TURKEY: PEN International Protests Life Sentence Against Sociologist Pinar Selek
RAN 75/12 Update #2 - 25 January 2013
PEN International protests the life sentence served yesterday against writer, sociologist and feminist, Pınar Selek, who is accused of involvement in an explosion over 14 years ago, although she had been acquitted three times previously. The decision was also made despite the conclusions of numerous experts that the incident that took place in an Istanbul market in 1998, causing several deaths and many injuries, had been a tragic accident caused by a leaking gas canister. Detained for two and a half years before being freed pending trial, Selek is now living abroad and the hearing was in absentia. An arrest warrant has been issued against her.
The explosion happened at the Istanbul Spice Bazaar in 1998, a tragedy that led to the deaths of seven people and injured 127 others. Selek was arrested in July 1998, and then freed two and a half years later after a team of experts concluded that the explosion had not been caused by a bomb, but by the accidental ignition of a gas cylinder. Despite the findings, the case against Selek and her co-defendants continued, and in December 2005 a new trial was opened against her. This trial ended with an acquittal six months later in June 2006.
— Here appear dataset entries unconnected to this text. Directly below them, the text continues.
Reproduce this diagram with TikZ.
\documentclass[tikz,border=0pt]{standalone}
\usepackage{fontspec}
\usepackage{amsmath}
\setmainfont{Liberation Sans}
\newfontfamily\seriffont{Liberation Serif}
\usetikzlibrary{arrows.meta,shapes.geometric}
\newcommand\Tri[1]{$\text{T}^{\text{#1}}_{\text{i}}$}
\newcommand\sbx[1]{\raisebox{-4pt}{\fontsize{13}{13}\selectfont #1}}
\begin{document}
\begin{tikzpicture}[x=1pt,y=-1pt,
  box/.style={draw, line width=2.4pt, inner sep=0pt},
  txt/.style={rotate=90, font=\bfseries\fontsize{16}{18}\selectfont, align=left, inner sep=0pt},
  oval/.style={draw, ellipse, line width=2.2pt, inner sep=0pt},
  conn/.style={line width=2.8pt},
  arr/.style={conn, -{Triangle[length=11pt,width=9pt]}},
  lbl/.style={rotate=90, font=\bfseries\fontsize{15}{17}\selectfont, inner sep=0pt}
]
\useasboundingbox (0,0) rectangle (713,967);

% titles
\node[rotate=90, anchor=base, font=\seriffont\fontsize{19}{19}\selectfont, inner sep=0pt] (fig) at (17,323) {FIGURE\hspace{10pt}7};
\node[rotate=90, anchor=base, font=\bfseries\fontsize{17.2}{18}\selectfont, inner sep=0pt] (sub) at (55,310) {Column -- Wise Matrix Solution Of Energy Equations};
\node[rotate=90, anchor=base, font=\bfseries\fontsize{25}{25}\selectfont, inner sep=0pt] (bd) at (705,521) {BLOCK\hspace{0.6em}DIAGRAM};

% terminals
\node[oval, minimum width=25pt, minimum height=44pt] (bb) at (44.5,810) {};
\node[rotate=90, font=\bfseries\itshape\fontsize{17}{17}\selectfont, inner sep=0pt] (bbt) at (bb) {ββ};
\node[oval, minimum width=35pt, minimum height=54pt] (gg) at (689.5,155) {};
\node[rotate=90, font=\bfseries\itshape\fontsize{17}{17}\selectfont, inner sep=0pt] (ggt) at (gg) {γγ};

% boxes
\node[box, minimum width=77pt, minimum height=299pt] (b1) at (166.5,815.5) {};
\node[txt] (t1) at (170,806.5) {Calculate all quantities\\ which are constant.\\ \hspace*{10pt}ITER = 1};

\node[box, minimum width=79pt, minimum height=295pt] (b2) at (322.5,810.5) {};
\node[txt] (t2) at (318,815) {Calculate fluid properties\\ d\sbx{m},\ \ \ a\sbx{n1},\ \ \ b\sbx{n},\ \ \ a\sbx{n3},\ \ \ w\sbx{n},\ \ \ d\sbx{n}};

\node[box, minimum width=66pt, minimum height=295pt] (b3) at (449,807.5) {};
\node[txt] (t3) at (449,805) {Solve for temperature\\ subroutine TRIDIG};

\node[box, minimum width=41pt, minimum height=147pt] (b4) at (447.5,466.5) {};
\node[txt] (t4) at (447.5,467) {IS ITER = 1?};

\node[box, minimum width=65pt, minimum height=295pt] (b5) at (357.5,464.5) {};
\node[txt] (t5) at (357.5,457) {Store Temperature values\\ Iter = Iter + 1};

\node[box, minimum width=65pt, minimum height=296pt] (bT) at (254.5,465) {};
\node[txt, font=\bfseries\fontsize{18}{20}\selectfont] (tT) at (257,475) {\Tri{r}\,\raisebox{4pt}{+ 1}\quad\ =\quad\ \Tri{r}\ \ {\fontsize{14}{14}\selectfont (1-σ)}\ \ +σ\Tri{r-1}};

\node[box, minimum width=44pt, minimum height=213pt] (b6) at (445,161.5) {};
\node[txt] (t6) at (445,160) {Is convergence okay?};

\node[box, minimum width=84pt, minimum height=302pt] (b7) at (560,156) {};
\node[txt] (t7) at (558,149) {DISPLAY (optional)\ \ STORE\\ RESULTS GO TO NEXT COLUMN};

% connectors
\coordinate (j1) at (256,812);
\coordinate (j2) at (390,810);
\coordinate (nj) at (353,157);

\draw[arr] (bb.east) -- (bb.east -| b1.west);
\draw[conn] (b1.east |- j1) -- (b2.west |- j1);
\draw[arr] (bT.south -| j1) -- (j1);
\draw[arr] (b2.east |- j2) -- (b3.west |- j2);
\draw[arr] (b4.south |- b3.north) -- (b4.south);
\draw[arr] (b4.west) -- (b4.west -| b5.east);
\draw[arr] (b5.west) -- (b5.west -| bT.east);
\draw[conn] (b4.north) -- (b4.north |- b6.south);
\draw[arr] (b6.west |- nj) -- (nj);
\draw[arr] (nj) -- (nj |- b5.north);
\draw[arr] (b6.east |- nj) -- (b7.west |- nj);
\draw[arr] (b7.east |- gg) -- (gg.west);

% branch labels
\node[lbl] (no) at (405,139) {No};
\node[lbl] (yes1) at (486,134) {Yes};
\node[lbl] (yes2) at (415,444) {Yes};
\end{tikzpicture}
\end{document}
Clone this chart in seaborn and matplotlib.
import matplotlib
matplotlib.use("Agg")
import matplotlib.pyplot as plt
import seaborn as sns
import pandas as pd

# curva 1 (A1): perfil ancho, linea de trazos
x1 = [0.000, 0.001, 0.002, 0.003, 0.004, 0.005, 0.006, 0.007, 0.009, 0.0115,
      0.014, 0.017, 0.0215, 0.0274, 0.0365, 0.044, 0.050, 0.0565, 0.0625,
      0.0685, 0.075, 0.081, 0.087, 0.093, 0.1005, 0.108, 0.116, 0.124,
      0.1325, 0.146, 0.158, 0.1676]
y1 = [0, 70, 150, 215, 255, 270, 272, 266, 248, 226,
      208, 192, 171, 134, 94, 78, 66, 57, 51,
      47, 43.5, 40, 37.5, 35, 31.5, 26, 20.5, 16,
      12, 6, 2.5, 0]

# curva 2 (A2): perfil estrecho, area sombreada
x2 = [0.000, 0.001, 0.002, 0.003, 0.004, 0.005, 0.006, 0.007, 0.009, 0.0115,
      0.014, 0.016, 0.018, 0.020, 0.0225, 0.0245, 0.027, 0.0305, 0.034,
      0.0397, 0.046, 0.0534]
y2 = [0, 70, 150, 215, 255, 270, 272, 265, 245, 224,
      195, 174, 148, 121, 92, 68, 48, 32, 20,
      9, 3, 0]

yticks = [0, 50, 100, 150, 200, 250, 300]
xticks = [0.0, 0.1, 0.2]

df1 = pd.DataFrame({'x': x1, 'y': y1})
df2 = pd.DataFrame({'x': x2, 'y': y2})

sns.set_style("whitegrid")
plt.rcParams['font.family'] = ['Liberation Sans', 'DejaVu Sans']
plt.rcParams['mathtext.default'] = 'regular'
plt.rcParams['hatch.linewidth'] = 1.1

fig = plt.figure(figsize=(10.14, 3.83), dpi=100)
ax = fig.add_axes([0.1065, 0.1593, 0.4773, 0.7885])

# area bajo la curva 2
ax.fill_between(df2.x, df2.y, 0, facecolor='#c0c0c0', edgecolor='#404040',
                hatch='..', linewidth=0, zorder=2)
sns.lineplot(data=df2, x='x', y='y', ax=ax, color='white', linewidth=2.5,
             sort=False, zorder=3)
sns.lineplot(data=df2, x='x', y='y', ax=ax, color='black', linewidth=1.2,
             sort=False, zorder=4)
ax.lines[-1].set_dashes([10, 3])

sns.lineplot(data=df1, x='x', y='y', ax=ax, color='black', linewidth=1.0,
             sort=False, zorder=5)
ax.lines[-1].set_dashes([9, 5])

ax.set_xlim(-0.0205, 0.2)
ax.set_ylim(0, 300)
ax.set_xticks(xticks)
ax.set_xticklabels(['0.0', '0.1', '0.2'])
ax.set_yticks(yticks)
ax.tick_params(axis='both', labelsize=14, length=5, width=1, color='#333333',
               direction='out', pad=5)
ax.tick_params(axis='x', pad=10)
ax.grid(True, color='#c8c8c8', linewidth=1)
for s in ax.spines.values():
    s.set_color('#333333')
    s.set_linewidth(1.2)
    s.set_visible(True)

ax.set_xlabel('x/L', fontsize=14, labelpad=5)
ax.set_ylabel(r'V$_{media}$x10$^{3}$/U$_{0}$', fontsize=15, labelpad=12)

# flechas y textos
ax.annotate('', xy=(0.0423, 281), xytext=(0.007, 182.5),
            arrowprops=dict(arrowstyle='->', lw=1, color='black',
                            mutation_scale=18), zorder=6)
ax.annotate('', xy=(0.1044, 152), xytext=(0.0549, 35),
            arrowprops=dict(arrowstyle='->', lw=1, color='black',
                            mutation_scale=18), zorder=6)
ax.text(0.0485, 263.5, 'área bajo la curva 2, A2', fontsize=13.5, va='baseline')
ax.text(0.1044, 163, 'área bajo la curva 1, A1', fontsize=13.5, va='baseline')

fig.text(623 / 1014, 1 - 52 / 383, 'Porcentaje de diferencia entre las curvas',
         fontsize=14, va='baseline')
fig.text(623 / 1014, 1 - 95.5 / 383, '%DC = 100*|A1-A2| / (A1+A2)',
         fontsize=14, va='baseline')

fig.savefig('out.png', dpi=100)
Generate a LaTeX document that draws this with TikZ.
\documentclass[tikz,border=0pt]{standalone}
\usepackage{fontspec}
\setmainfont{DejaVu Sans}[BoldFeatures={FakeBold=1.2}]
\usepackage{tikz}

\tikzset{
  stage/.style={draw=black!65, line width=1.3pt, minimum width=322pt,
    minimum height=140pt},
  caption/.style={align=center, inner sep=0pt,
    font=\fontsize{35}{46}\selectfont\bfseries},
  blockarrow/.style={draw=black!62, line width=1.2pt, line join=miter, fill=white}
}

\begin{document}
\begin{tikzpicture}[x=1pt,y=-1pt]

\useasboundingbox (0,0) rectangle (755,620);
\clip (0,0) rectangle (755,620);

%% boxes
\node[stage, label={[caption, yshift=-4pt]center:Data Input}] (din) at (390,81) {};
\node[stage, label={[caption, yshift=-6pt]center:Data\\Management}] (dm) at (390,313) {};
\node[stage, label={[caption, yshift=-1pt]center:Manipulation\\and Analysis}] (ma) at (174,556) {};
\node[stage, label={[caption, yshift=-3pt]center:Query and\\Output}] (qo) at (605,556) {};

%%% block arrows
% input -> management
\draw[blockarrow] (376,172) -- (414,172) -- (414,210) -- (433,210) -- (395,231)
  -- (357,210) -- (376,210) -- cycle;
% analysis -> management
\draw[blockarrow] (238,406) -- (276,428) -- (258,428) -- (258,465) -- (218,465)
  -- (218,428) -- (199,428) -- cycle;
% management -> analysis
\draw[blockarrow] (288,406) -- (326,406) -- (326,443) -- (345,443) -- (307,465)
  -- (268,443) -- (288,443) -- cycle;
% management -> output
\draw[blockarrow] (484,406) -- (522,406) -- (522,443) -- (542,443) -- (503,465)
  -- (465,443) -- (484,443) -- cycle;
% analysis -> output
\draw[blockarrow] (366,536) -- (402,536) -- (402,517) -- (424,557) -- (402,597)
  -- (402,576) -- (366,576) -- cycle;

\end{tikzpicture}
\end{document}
In March 2009, the Court of Appeals requested a review of the case and reversed the acquittal. This went to consideration, and in May 2009 Selek was acquitted for a second time. In February 2010, the Court of Appeals objected again, and sent the case for review once more. The lower court refused to conduct a review on the grounds that the acquittal was legitimately and fairly given, and upheld Selek’s acquittal in February 2011 for a third time. However, at a 22 November 2012 hearing, the lower court decided to drop its refusal and proceed with reopening the trial against Selek on grounds that the refusal had been ‘contrary to procedure’. The first hearing of the reopened trial was heard on 13 December at the Çağlayan Courts of Justice, with all five suspects in the case being tried in absentia.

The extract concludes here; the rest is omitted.